(What the task asks): Do not copy the pictures; transcribe all other material exactly.

(Information supplied):
────────────────

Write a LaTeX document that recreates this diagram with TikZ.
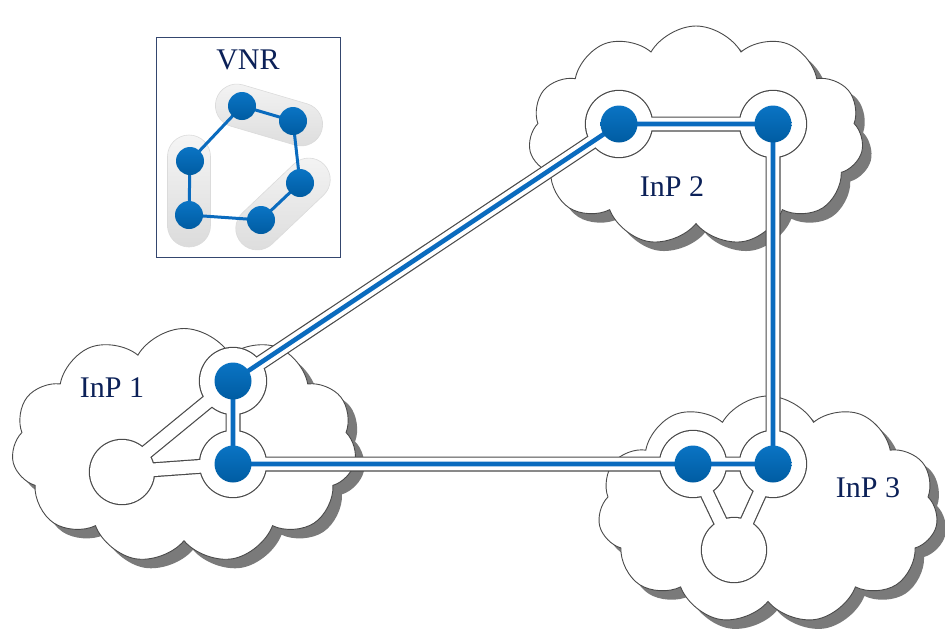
\documentclass[tikz,border=0pt]{standalone}
\usepackage{fontspec}
\setmainfont{Liberation Serif}
\usetikzlibrary{shapes.symbols,shadows}
\definecolor{navy}{HTML}{0C2158}
\definecolor{linkblue}{HTML}{0A6BBE}
\definecolor{dotTop}{HTML}{0A74C4}
\definecolor{dotBot}{HTML}{005CA2}
\definecolor{outl}{HTML}{4A4A4A}
\definecolor{boxline}{HTML}{34466E}
\begin{document}
\begin{tikzpicture}[x=1pt,y=-1pt,
  cloudshape/.style={cloud, cloud puffs=11, cloud puff arc=120, cloud ignores aspect,
    draw=outl, line width=0.9pt, fill=white, inner sep=0pt, font=\normalsize,
    drop shadow={shadow xshift=9pt, shadow yshift=-9pt, fill=black!52, opacity=1}},
  label/.style={text=navy, font=\fontsize{30}{34}\selectfont, inner sep=0pt},
  pipeout/.style={line width=15pt, draw=outl},
  pipein/.style={line width=12.6pt, draw=white},
  ringout/.style={circle, fill=outl, minimum size=#1+2.4pt, inner sep=0pt},
  ringin/.style={circle, fill=white, minimum size=#1, inner sep=0pt},
  bluelink/.style={line width=4.6pt, draw=linkblue},
  bluedot/.style={circle, top color=dotTop, bottom color=dotBot, minimum size=37pt, inner sep=0pt},
  vlink/.style={line width=3pt, draw=linkblue},
  vdot/.style={circle, top color=dotTop, bottom color=dotBot, minimum size=28pt, inner sep=0pt},
  pill/.style={rectangle, rounded corners=21.5pt, minimum height=43pt, inner sep=0pt,
    top color=black!4, bottom color=black!14, draw=black!14, line width=0.6pt}]
\useasboundingbox (0,0) rectangle (945,633);

% ---------- virtual network request ----------
\draw[boxline, line width=0.8pt, fill=white] (156,37) rectangle (340,257);
\node[label] (vnr) at (248,60) {VNR};
\node[pill, minimum width=110pt, rotate=-16.4] (g1) at (269,115) {};
\node[pill, minimum width=112pt, rotate=90] (g2) at (189,191) {};
\node[pill, minimum width=114pt, rotate=43.5] (g3) at (283,204) {};
\coordinate (va) at (242,106);
\coordinate (vb) at (293,121);
\coordinate (vc) at (300,183);
\coordinate (vd) at (261,220);
\coordinate (ve) at (189,215);
\coordinate (vf) at (190,161);
\draw[vlink] (va) -- (vb) -- (vc) -- (vd) -- (ve) -- (vf) -- cycle;
\foreach \v in {va,vb,vc,vd,ve,vf} \node[vdot] (n\v) at (\v) {};

% ---------- infrastructure provider clouds ----------
\node[cloudshape, minimum width=345pt, minimum height=235pt] (c1) at (184,446) {};
\node[cloudshape, minimum width=335pt, minimum height=220pt] (c2) at (696,136) {};
\node[cloudshape, minimum width=340pt, minimum height=228pt] (c3) at (768,510) {};

% ---------- substrate nodes ----------
\coordinate (A1) at (233,381);
\coordinate (B1) at (233,464);
\coordinate (W1) at (122,472);
\coordinate (A2) at (619,124);
\coordinate (B2) at (773,124);
\coordinate (A3) at (693,464);
\coordinate (B3) at (773,464);
\coordinate (W3) at (734,550);

% outlines of pipes and rings
\draw[pipeout] (W1) -- (A1) (W1) -- (B1) (A1) -- (B1) (A1) -- (A2) (A2) -- (B2)
  (B2) -- (B3) (B1) -- (A3) (A3) -- (B3) (W3) -- (A3) (W3) -- (B3);
\foreach \p in {A1,B1,A2,B2,A3,B3} \node[ringout=66pt] at (\p) {};
\foreach \p in {W1,W3} \node[ringout=64pt] at (\p) {};
% white interiors
\draw[pipein] (W1) -- (A1) (W1) -- (B1) (A1) -- (B1) (A1) -- (A2) (A2) -- (B2)
  (B2) -- (B3) (B1) -- (A3) (A3) -- (B3) (W3) -- (A3) (W3) -- (B3);
\foreach \p in {A1,B1,A2,B2,A3,B3} \node[ringin=66pt] (r\p) at (\p) {};
\foreach \p in {W1,W3} \node[ringin=64pt] (w\p) at (\p) {};

% embedded virtual links
\draw[bluelink] (A1) -- (B1) (A1) -- (A2) (A2) -- (B2) (B2) -- (B3)
  (B1) -- (A3) (A3) -- (B3);
\foreach \p in {A1,B1,A2,B2,A3,B3} \node[bluedot] (d\p) at (\p) {};

% ---------- labels ----------
\node[label] (l1) at (112,388) {InP 1};
\node[label] (l2) at (672,187) {InP 2};
\node[label] (l3) at (868,488) {InP 3};
\end{tikzpicture}
\end{document}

────────────────

(Response to the task):
Write a LaTeX document that recreates this diagram with TikZ.
\documentclass[tikz,border=0pt]{standalone}
\usepackage{fontspec}
\setmainfont{Liberation Serif}
\usetikzlibrary{shapes.symbols,shadows}
\definecolor{navy}{HTML}{0C2158}
\definecolor{linkblue}{HTML}{0A6BBE}
\definecolor{dotTop}{HTML}{0A74C4}
\definecolor{dotBot}{HTML}{005CA2}
\definecolor{outl}{HTML}{4A4A4A}
\definecolor{boxline}{HTML}{34466E}
\begin{document}
\begin{tikzpicture}[x=1pt,y=-1pt,
  cloudshape/.style={cloud, cloud puffs=11, cloud puff arc=120, cloud ignores aspect,
    draw=outl, line width=0.9pt, fill=white, inner sep=0pt, font=\normalsize,
    drop shadow={shadow xshift=9pt, shadow yshift=-9pt, fill=black!52, opacity=1}},
  label/.style={text=navy, font=\fontsize{30}{34}\selectfont, inner sep=0pt},
  pipeout/.style={line width=15pt, draw=outl},
  pipein/.style={line width=12.6pt, draw=white},
  ringout/.style={circle, fill=outl, minimum size=#1+2.4pt, inner sep=0pt},
  ringin/.style={circle, fill=white, minimum size=#1, inner sep=0pt},
  bluelink/.style={line width=4.6pt, draw=linkblue},
  bluedot/.style={circle, top color=dotTop, bottom color=dotBot, minimum size=37pt, inner sep=0pt},
  vlink/.style={line width=3pt, draw=linkblue},
  vdot/.style={circle, top color=dotTop, bottom color=dotBot, minimum size=28pt, inner sep=0pt},
  pill/.style={rectangle, rounded corners=21.5pt, minimum height=43pt, inner sep=0pt,
    top color=black!4, bottom color=black!14, draw=black!14, line width=0.6pt}]
\useasboundingbox (0,0) rectangle (945,633);

% ---------- virtual network request ----------
\draw[boxline, line width=0.8pt, fill=white] (156,37) rectangle (340,257);
\node[label] (vnr) at (248,60) {VNR};
\node[pill, minimum width=110pt, rotate=-16.4] (g1) at (269,115) {};
\node[pill, minimum width=112pt, rotate=90] (g2) at (189,191) {};
\node[pill, minimum width=114pt, rotate=43.5] (g3) at (283,204) {};
\coordinate (va) at (242,106);
\coordinate (vb) at (293,121);
\coordinate (vc) at (300,183);
\coordinate (vd) at (261,220);
\coordinate (ve) at (189,215);
\coordinate (vf) at (190,161);
\draw[vlink] (va) -- (vb) -- (vc) -- (vd) -- (ve) -- (vf) -- cycle;
\foreach \v in {va,vb,vc,vd,ve,vf} \node[vdot] (n\v) at (\v) {};

% ---------- infrastructure provider clouds ----------
\node[cloudshape, minimum width=345pt, minimum height=235pt] (c1) at (184,446) {};
\node[cloudshape, minimum width=335pt, minimum height=220pt] (c2) at (696,136) {};
\node[cloudshape, minimum width=340pt, minimum height=228pt] (c3) at (768,510) {};

% ---------- substrate nodes ----------
\coordinate (A1) at (233,381);
\coordinate (B1) at (233,464);
\coordinate (W1) at (122,472);
\coordinate (A2) at (619,124);
\coordinate (B2) at (773,124);
\coordinate (A3) at (693,464);
\coordinate (B3) at (773,464);
\coordinate (W3) at (734,550);

% outlines of pipes and rings
\draw[pipeout] (W1) -- (A1) (W1) -- (B1) (A1) -- (B1) (A1) -- (A2) (A2) -- (B2)
  (B2) -- (B3) (B1) -- (A3) (A3) -- (B3) (W3) -- (A3) (W3) -- (B3);
\foreach \p in {A1,B1,A2,B2,A3,B3} \node[ringout=66pt] at (\p) {};
\foreach \p in {W1,W3} \node[ringout=64pt] at (\p) {};
% white interiors
\draw[pipein] (W1) -- (A1) (W1) -- (B1) (A1) -- (B1) (A1) -- (A2) (A2) -- (B2)
  (B2) -- (B3) (B1) -- (A3) (A3) -- (B3) (W3) -- (A3) (W3) -- (B3);
\foreach \p in {A1,B1,A2,B2,A3,B3} \node[ringin=66pt] (r\p) at (\p) {};
\foreach \p in {W1,W3} \node[ringin=64pt] (w\p) at (\p) {};

% embedded virtual links
\draw[bluelink] (A1) -- (B1) (A1) -- (A2) (A2) -- (B2) (B2) -- (B3)
  (B1) -- (A3) (A3) -- (B3);
\foreach \p in {A1,B1,A2,B2,A3,B3} \node[bluedot] (d\p) at (\p) {};

% ---------- labels ----------
\node[label] (l1) at (112,388) {InP 1};
\node[label] (l2) at (672,187) {InP 2};
\node[label] (l3) at (868,488) {InP 3};
\end{tikzpicture}
\end{document}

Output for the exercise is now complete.